### Material supplied

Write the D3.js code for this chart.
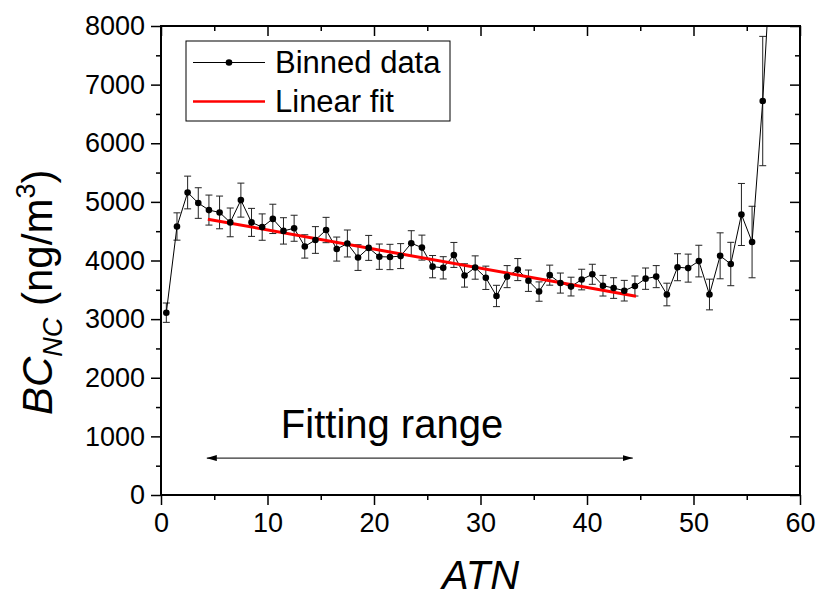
<!DOCTYPE html>
<html>
<head>
<meta charset="utf-8">
<script src="https://cdn.jsdelivr.net/npm/d3@7"></script>
<style>
  body { margin: 0; background: #fff; }
  text { font-family: Arial, "Liberation Sans", sans-serif; fill: #000; }
</style>
</head>
<body>
<div id="chart"></div>
<script>
// Binned data (ATN bin centres, BC values in ng/m3, error bars)
var atn = [0.5, 1.5, 2.5, 3.5, 4.5, 5.5, 6.5, 7.5, 8.5, 9.5,
    10.5, 11.5, 12.5, 13.5, 14.5, 15.5, 16.5, 17.5, 18.5, 19.5,
    20.5, 21.5, 22.5, 23.5, 24.5, 25.5, 26.5, 27.5, 28.5, 29.5,
    30.5, 31.5, 32.5, 33.5, 34.5, 35.5, 36.5, 37.5, 38.5, 39.5,
    40.5, 41.5, 42.5, 43.5, 44.5, 45.5, 46.5, 47.5, 48.5, 49.5,
    50.5, 51.5, 52.5, 53.5, 54.5, 55.5, 56.5, 57.5];
var bc = [3110, 4580, 5160, 4980, 4860, 4820, 4650, 5030, 4650, 4570,
    4710, 4505, 4550, 4240, 4350, 4520, 4195, 4290, 4050, 4215,
    4065, 4060, 4075, 4295, 4220, 3895, 3875, 4095, 3745, 3880,
    3705, 3395, 3725, 3845, 3655, 3470, 3750, 3615, 3555, 3675,
    3765, 3570, 3530, 3485, 3565, 3690, 3725, 3420, 3885, 3870,
    3990, 3420, 4080, 3940, 4785, 4315, 6720, 9900];
var bcErr = [165, 233, 279, 261, 256, 279, 245, 290, 239, 225,
    250, 225, 222, 199, 228, 216, 205, 230, 219, 213,
    216, 216, 213, 213, 213, 190, 190, 213, 199, 199,
    199, 182, 188, 188, 182, 165, 171, 171, 160, 176,
    171, 176, 176, 176, 171, 182, 188, 193, 230, 239,
    270, 262, 392, 370, 529, 610, 1103, 1200];

// Linear fit end points and fitting range arrow
var fitX = [4.4, 44.6];
var fitY = [4705, 3390];
var rangeX = [4.3, 44.3];
var rangeY = 630;

// Tick values
var xMajor = [0, 10, 20, 30, 40, 50, 60];
var xMinor = [5, 15, 25, 35, 45, 55];
var yMajor = [0, 1000, 2000, 3000, 4000, 5000, 6000, 7000, 8000];
var yMinor = [500, 1500, 2500, 3500, 4500, 5500, 6500, 7500];

var margin = { top: 26, right: 21, bottom: 104, left: 161 },
    width = 821 - margin.left - margin.right,
    height = 599 - margin.top - margin.bottom;

var svg = d3.select("#chart")
    .append("svg")
    .attr("width", 821)
    .attr("height", 599)
    .append("g")
    .attr("transform", "translate(" + margin.left + "," + margin.top + ")");

var x = d3.scaleLinear().domain([0, 60]).range([0, width]);
var y = d3.scaleLinear().domain([0, 8000]).range([height, 0]);

svg.append("clipPath").attr("id", "clip")
    .append("rect").attr("width", width).attr("height", height);

// Axes: bottom/left ticks outward, top/right inward
function styleAxis(g) {
    g.select(".domain").remove();
    g.selectAll("line").attr("stroke", "#000").attr("stroke-width", 1.5);
    g.selectAll("text")
        .style("font-size", "27px")
        .style("font-family", "Arial, 'Liberation Sans', sans-serif")
        .attr("fill", "#000");
}
svg.append("g").attr("transform", "translate(0," + height + ")")
    .call(d3.axisBottom(x).tickValues(xMajor).tickSize(10).tickPadding(8).tickFormat(d3.format("d")))
    .call(styleAxis);
svg.append("g").attr("transform", "translate(0," + height + ")")
    .call(d3.axisBottom(x).tickValues(xMinor).tickSize(5).tickFormat(""))
    .call(styleAxis);
svg.append("g")
    .call(d3.axisLeft(y).tickValues(yMajor).tickSize(10).tickPadding(6).tickFormat(d3.format("d")))
    .call(styleAxis);
svg.append("g")
    .call(d3.axisLeft(y).tickValues(yMinor).tickSize(5).tickFormat(""))
    .call(styleAxis);
svg.append("g")
    .call(d3.axisBottom(x).tickValues(xMajor).tickSize(10).tickFormat(""))
    .call(styleAxis);
svg.append("g")
    .call(d3.axisBottom(x).tickValues(xMinor).tickSize(5).tickFormat(""))
    .call(styleAxis);
svg.append("g").attr("transform", "translate(" + width + ",0)")
    .call(d3.axisLeft(y).tickValues(yMajor).tickSize(10).tickFormat(""))
    .call(styleAxis);
svg.append("g").attr("transform", "translate(" + width + ",0)")
    .call(d3.axisLeft(y).tickValues(yMinor).tickSize(5).tickFormat(""))
    .call(styleAxis);

var plot = svg.append("g").attr("clip-path", "url(#clip)");

// Error bars
var err = plot.append("g").attr("stroke", "#222").attr("stroke-width", 1);
atn.forEach(function (a, i) {
    var cx = x(a), lo = y(bc[i] - bcErr[i]), hi = y(bc[i] + bcErr[i]);
    err.append("line").attr("x1", cx).attr("x2", cx).attr("y1", lo).attr("y2", hi);
    err.append("line").attr("x1", cx - 3.5).attr("x2", cx + 3.5).attr("y1", lo).attr("y2", lo);
    err.append("line").attr("x1", cx - 3.5).attr("x2", cx + 3.5).attr("y1", hi).attr("y2", hi);
});

// Connecting line
var line = d3.line()
    .x(function (d, i) { return x(atn[i]); })
    .y(function (d) { return y(d); });
plot.append("path").datum(bc)
    .attr("d", line)
    .attr("fill", "none")
    .attr("stroke", "#000")
    .attr("stroke-width", 1);

// Linear fit
plot.append("line")
    .attr("x1", x(fitX[0])).attr("y1", y(fitY[0]))
    .attr("x2", x(fitX[1])).attr("y2", y(fitY[1]))
    .attr("stroke", "#ff0000")
    .attr("stroke-width", 3);

// Dots
plot.append("g").selectAll("circle")
    .data(bc)
    .enter()
    .append("circle")
    .attr("cx", function (d, i) { return x(atn[i]); })
    .attr("cy", function (d) { return y(d); })
    .attr("r", 3.3)
    .attr("fill", "#000");

// Frame
svg.append("rect")
    .attr("width", width).attr("height", height)
    .attr("fill", "none").attr("stroke", "#000").attr("stroke-width", 2);

// Fitting range arrow
var defs = svg.append("defs");
defs.append("marker").attr("id", "arrow")
    .attr("viewBox", "0 0 10 6").attr("refX", 10).attr("refY", 3)
    .attr("markerWidth", 10).attr("markerHeight", 6)
    .attr("markerUnits", "userSpaceOnUse")
    .attr("orient", "auto-start-reverse")
    .append("path").attr("d", "M0,0 L10,3 L0,6 Z").attr("fill", "#000");
svg.append("line")
    .attr("x1", x(rangeX[0])).attr("x2", x(rangeX[1]))
    .attr("y1", y(rangeY)).attr("y2", y(rangeY))
    .attr("stroke", "#333").attr("stroke-width", 1.2)
    .attr("marker-start", "url(#arrow)")
    .attr("marker-end", "url(#arrow)");
svg.append("text")
    .attr("x", 392 - margin.left)
    .attr("y", 437.7 - margin.top)
    .attr("text-anchor", "middle")
    .style("font-size", "40px")
    .text("Fitting range");

// Legend
var legend = svg.append("g").attr("transform", "translate(" + (186 - margin.left) + "," + (41 - margin.top) + ")");
legend.append("rect").attr("width", 264).attr("height", 80)
    .attr("fill", "#fff").attr("stroke", "#000").attr("stroke-width", 1);
legend.append("line").attr("x1", 7).attr("x2", 79).attr("y1", 21.5).attr("y2", 21.5)
    .attr("stroke", "#000").attr("stroke-width", 1);
legend.append("circle").attr("cx", 43).attr("cy", 21.5).attr("r", 3.3).attr("fill", "#000");
legend.append("line").attr("x1", 7).attr("x2", 79).attr("y1", 60.5).attr("y2", 60.5)
    .attr("stroke", "#ff0000").attr("stroke-width", 2.5);
legend.append("text").attr("x", 89).attr("y", 32).style("font-size", "31px").text("Binned data");
legend.append("text").attr("x", 89).attr("y", 71).style("font-size", "31px").text("Linear fit");

// Axis titles
svg.append("text")
    .attr("x", x(30))
    .attr("y", 589 - margin.top)
    .attr("text-anchor", "middle")
    .style("font-size", "40px")
    .style("font-style", "italic")
    .text("ATN");

var yl = svg.append("text")
    .attr("transform", "translate(" + (52 - margin.left) + "," + (415 - margin.top) + ") rotate(-90)")
    .style("font-size", "42px");
yl.append("tspan").style("font-style", "italic").text("BC");
yl.append("tspan").style("font-style", "italic").style("font-size", "27px").attr("dy", 10).text("NC");
yl.append("tspan").attr("dy", -10).text(" (ng/m");
yl.append("tspan").style("font-size", "27px").attr("dy", -17).text("3");
yl.append("tspan").attr("dy", 17).text(")");
</script>
</body>
</html>
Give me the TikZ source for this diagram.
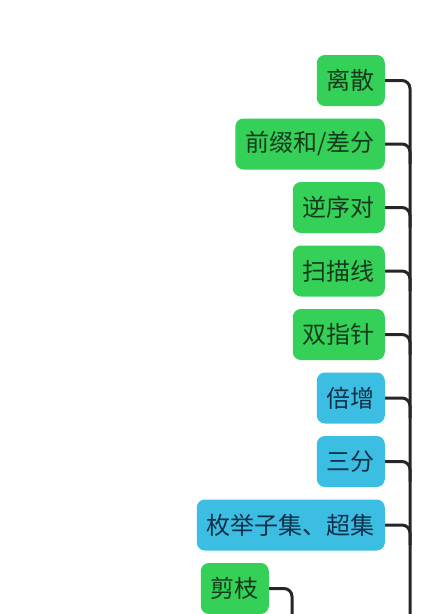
\documentclass[tikz,border=0pt]{standalone}
\usepackage{fontspec}
\newfontfamily\cjk{Noto Sans CJK SC}
\definecolor{leafgreen}{HTML}{35D058}
\definecolor{leafblue}{HTML}{3CBEE3}
\definecolor{inkgreen}{HTML}{173A1E}
\definecolor{inkblue}{HTML}{123047}

\begin{document}
\begin{tikzpicture}[x=1pt, y=-1pt,
	topic/.style={rounded corners=8pt, minimum height=51pt, inner xsep=10pt, anchor=east, font=\cjk\fontsize{24pt}{24pt}\selectfont},
	greentopic/.style={topic, fill=leafgreen, text=inkgreen},
	bluetopic/.style={topic, fill=leafblue, text=inkblue},
	branch/.style={line width=3pt, draw=black!85, rounded corners=8pt}]
	\useasboundingbox (0,0) rectangle (437,614);
	\node[greentopic] (lisan) at (385,80.5) {离散};
	\node[greentopic] (qianzhui) at (385,144) {前缀和/差分};
	\node[greentopic] (nixu) at (385,207.5) {逆序对};
	\node[greentopic] (saomiao) at (385,271) {扫描线};
	\node[greentopic] (shuangzhi) at (385,334.5) {双指针};
	\node[bluetopic] (beizeng) at (385,398) {倍增};
	\node[bluetopic] (sanfen) at (385,461.5) {三分};
	\node[bluetopic] (meiju) at (385,525) {枚举子集、超集};
	\node[greentopic] (jianzhi) at (269,588.5) {剪枝};
	\coordinate (trunk) at (410,614);
	\coordinate (jianzhiend) at (292,614);
	\draw[branch] (lisan.east) -| (trunk);
	\draw[branch] (qianzhui.east) -| ([yshift=-20pt]qianzhui.east -| trunk);
	\draw[branch] (nixu.east) -| ([yshift=-20pt]nixu.east -| trunk);
	\draw[branch] (saomiao.east) -| ([yshift=-20pt]saomiao.east -| trunk);
	\draw[branch] (shuangzhi.east) -| ([yshift=-20pt]shuangzhi.east -| trunk);
	\draw[branch] (beizeng.east) -| ([yshift=-20pt]beizeng.east -| trunk);
	\draw[branch] (sanfen.east) -| ([yshift=-20pt]sanfen.east -| trunk);
	\draw[branch] (meiju.east) -| ([yshift=-20pt]meiju.east -| trunk);
	\draw[branch] (jianzhi.east) -| (jianzhiend);
\end{tikzpicture}
\end{document}
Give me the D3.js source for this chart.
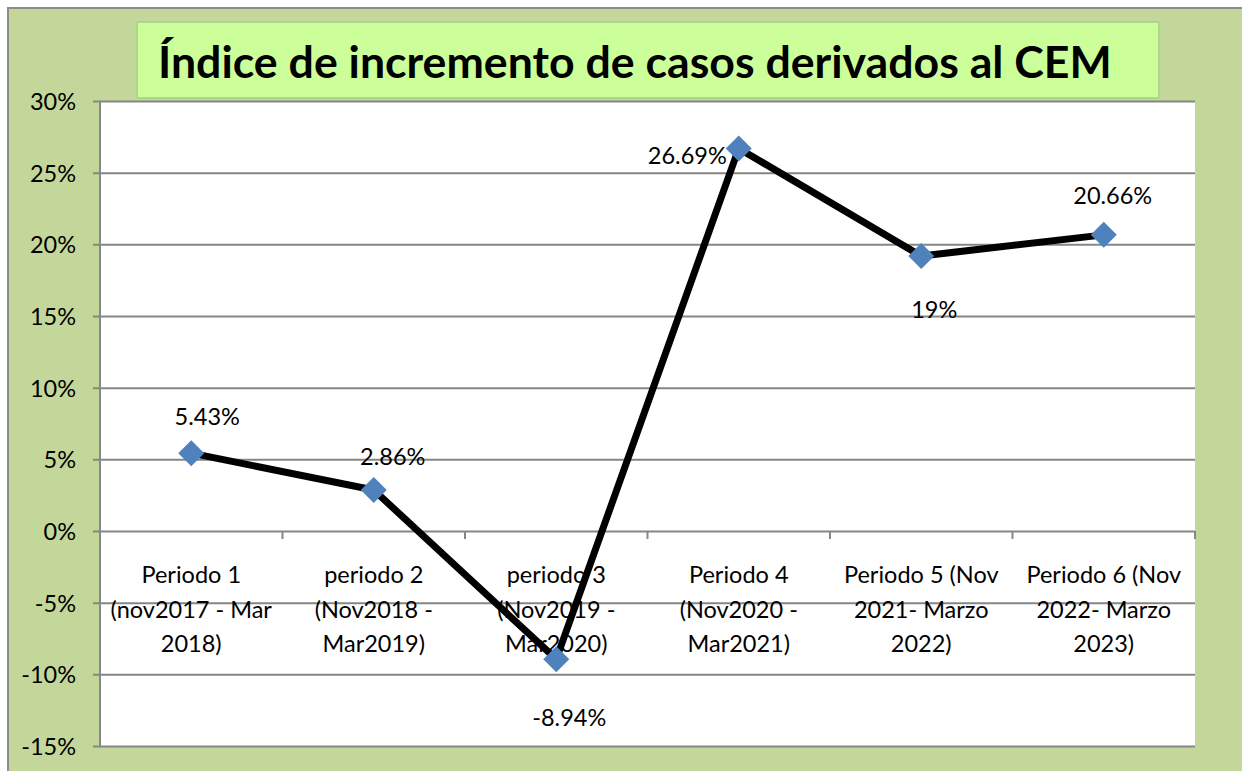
<!DOCTYPE html>
<html>
<head>
<meta charset="utf-8">
<title>Índice de incremento de casos derivados al CEM</title>
<script src="https://d3js.org/d3.v7.min.js"></script>
<style>
  body { margin: 0; background: #fff; }
  text { font-family: Lato, "Open Sans", sans-serif; fill: #000; }
</style>
</head>
<body>
<div id="output"></div>
<script>
// data
var categories = [
  ["Periodo 1", "(nov2017 - Mar", "2018)"],
  ["periodo 2", "(Nov2018  -", "Mar2019)"],
  ["periodo 3", "(Nov2019 -", "Mar2020)"],
  ["Periodo 4", "(Nov2020 -", "Mar2021)"],
  ["Periodo 5 (Nov", "2021- Marzo", "2022)"],
  ["Periodo 6 (Nov", "2022- Marzo", "2023)"]
];
var values = [5.43, 2.86, -8.94, 26.69, 19.18, 20.66];
var valueLabels = ["5.43%", "2.86%", "-8.94%", "26.69%", "19%", "20.66%"];
var yTicks = [-15, -10, -5, 0, 5, 10, 15, 20, 25, 30];
var title = "Índice de incremento de casos derivados al CEM";

// label placement (dx, dy from the marker, anchor)
var labelPlace = [
  [16, -28, "middle"], [19, -25, "middle"], [13, 67, "middle"],
  [-12, 16, "end"], [13, 62, "middle"], [9, -31, "middle"]
];

var W = 1242, H = 771;
var plot = {left: 100, right: 1195, top: 101, bottom: 746};
var fs = 23.5;

var svg = d3.select("#output").append("svg")
  .attr("width", W).attr("height", H);

// chart area background
svg.append("rect")
  .attr("x", 8).attr("y", 8).attr("width", W).attr("height", H)
  .attr("fill", "#c4d79b").attr("stroke", "#8c8c8c").attr("stroke-width", 2);

svg.append("rect")
  .attr("x", plot.left).attr("y", plot.top)
  .attr("width", plot.right - plot.left).attr("height", plot.bottom - plot.top)
  .attr("fill", "#fff");

var x = d3.scaleBand()
  .domain(d3.range(categories.length))
  .range([plot.left, plot.right]);

var y = d3.scaleLinear()
  .domain([-15, 30])
  .range([plot.bottom, plot.top]);

// horizontal gridlines + y ticks
var yAxis = d3.axisLeft(y)
  .tickValues(yTicks)
  .tickSize(-(plot.right - plot.left))
  .tickPadding(24)
  .tickFormat(function(d){ return d + "%"; });

var gy = svg.append("g")
  .attr("transform", "translate(" + plot.left + ",0)")
  .call(yAxis);
gy.select(".domain").remove();
gy.selectAll(".tick line")
  .attr("x1", -7)
  .attr("stroke", "#868686").attr("stroke-width", 2);
gy.selectAll(".tick text")
  .attr("font-size", fs).attr("font-family", "Lato").attr("fill", "#000")
  .attr("dy", "0.36em");

// left axis line
svg.append("line")
  .attr("x1", plot.left).attr("x2", plot.left)
  .attr("y1", plot.top).attr("y2", plot.bottom)
  .attr("stroke", "#868686").attr("stroke-width", 2);

// category ticks on zero line
var bounds = d3.range(categories.length + 1).map(function(i){
  return i < categories.length ? x(i) : plot.right;
});
svg.selectAll(".xtick").data(bounds).enter().append("line")
  .attr("class", "xtick")
  .attr("x1", function(d){ return d; }).attr("x2", function(d){ return d; })
  .attr("y1", y(0)).attr("y2", y(0) + 8)
  .attr("stroke", "#868686").attr("stroke-width", 2);

// category labels
var cat = svg.selectAll(".cat").data(categories).enter().append("text")
  .attr("class", "cat")
  .attr("text-anchor", "middle")
  .attr("font-size", fs)
  .attr("y", 583);
cat.selectAll("tspan").data(function(d, i){
    return d.map(function(s){ return {s: s, i: i}; });
  }).enter().append("tspan")
  .attr("x", function(d){ return x(d.i) + x.bandwidth() / 2; })
  .attr("dy", function(d, j){ return j === 0 ? 0 : 34.5; })
  .text(function(d){ return d.s; });

// line
var cx = function(d, i){ return x(i) + x.bandwidth() / 2; };
var line = d3.line()
  .x(function(d, i){ return cx(d, i); })
  .y(function(d){ return y(d); });

svg.append("path")
  .datum(values)
  .attr("d", line)
  .attr("fill", "none")
  .attr("stroke", "#000")
  .attr("stroke-width", 7)
  .attr("stroke-linejoin", "round");

// diamond markers
svg.selectAll(".pt").data(values).enter().append("path")
  .attr("class", "pt")
  .attr("d", "M0,-13L13,0L0,13L-13,0Z")
  .attr("transform", function(d, i){ return "translate(" + cx(d, i) + "," + y(d) + ")"; })
  .attr("fill", "#4f81bd");

// data labels
svg.selectAll(".lbl").data(values).enter().append("text")
  .attr("class", "lbl")
  .attr("font-size", fs)
  .attr("x", function(d, i){ return cx(d, i) + labelPlace[i][0]; })
  .attr("y", function(d, i){ return y(d) + labelPlace[i][1]; })
  .attr("text-anchor", function(d, i){ return labelPlace[i][2]; })
  .text(function(d, i){ return valueLabels[i]; });

// title box
svg.append("rect")
  .attr("x", 137).attr("y", 22).attr("width", 1022).attr("height", 76)
  .attr("fill", "#ccff99").attr("stroke", "#a9d88a").attr("stroke-width", 2);

var t = svg.append("text")
  .attr("x", 158).attr("y", 78)
  .attr("font-size", 44).attr("font-weight", "bold")
  .text(title);
var tw = t.node().getComputedTextLength();
t.attr("font-size", 44 * 954 / tw);
</script>
</body>
</html>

### What this task involves
Everything from the first line of the records through the line containing "var yMinor = [500, 1500, 2500, 3500, 4500, 5500, 6500, 7500];" should be reproduced exactly, apart from the pictures.

### Solution to the problem
Write the D3.js code for this chart.
<!DOCTYPE html>
<html>
<head>
<meta charset="utf-8">
<script src="https://cdn.jsdelivr.net/npm/d3@7"></script>
<style>
  body { margin: 0; background: #fff; }
  text { font-family: Arial, "Liberation Sans", sans-serif; fill: #000; }
</style>
</head>
<body>
<div id="chart"></div>
<script>
// Binned data (ATN bin centres, BC values in ng/m3, error bars)
var atn = [0.5, 1.5, 2.5, 3.5, 4.5, 5.5, 6.5, 7.5, 8.5, 9.5,
    10.5, 11.5, 12.5, 13.5, 14.5, 15.5, 16.5, 17.5, 18.5, 19.5,
    20.5, 21.5, 22.5, 23.5, 24.5, 25.5, 26.5, 27.5, 28.5, 29.5,
    30.5, 31.5, 32.5, 33.5, 34.5, 35.5, 36.5, 37.5, 38.5, 39.5,
    40.5, 41.5, 42.5, 43.5, 44.5, 45.5, 46.5, 47.5, 48.5, 49.5,
    50.5, 51.5, 52.5, 53.5, 54.5, 55.5, 56.5, 57.5];
var bc = [3110, 4580, 5160, 4980, 4860, 4820, 4650, 5030, 4650, 4570,
    4710, 4505, 4550, 4240, 4350, 4520, 4195, 4290, 4050, 4215,
    4065, 4060, 4075, 4295, 4220, 3895, 3875, 4095, 3745, 3880,
    3705, 3395, 3725, 3845, 3655, 3470, 3750, 3615, 3555, 3675,
    3765, 3570, 3530, 3485, 3565, 3690, 3725, 3420, 3885, 3870,
    3990, 3420, 4080, 3940, 4785, 4315, 6720, 9900];
var bcErr = [165, 233, 279, 261, 256, 279, 245, 290, 239, 225,
    250, 225, 222, 199, 228, 216, 205, 230, 219, 213,
    216, 216, 213, 213, 213, 190, 190, 213, 199, 199,
    199, 182, 188, 188, 182, 165, 171, 171, 160, 176,
    171, 176, 176, 176, 171, 182, 188, 193, 230, 239,
    270, 262, 392, 370, 529, 610, 1103, 1200];

// Linear fit end points and fitting range arrow
var fitX = [4.4, 44.6];
var fitY = [4705, 3390];
var rangeX = [4.3, 44.3];
var rangeY = 630;

// Tick values
var xMajor = [0, 10, 20, 30, 40, 50, 60];
var xMinor = [5, 15, 25, 35, 45, 55];
var yMajor = [0, 1000, 2000, 3000, 4000, 5000, 6000, 7000, 8000];
var yMinor = [500, 1500, 2500, 3500, 4500, 5500, 6500, 7500];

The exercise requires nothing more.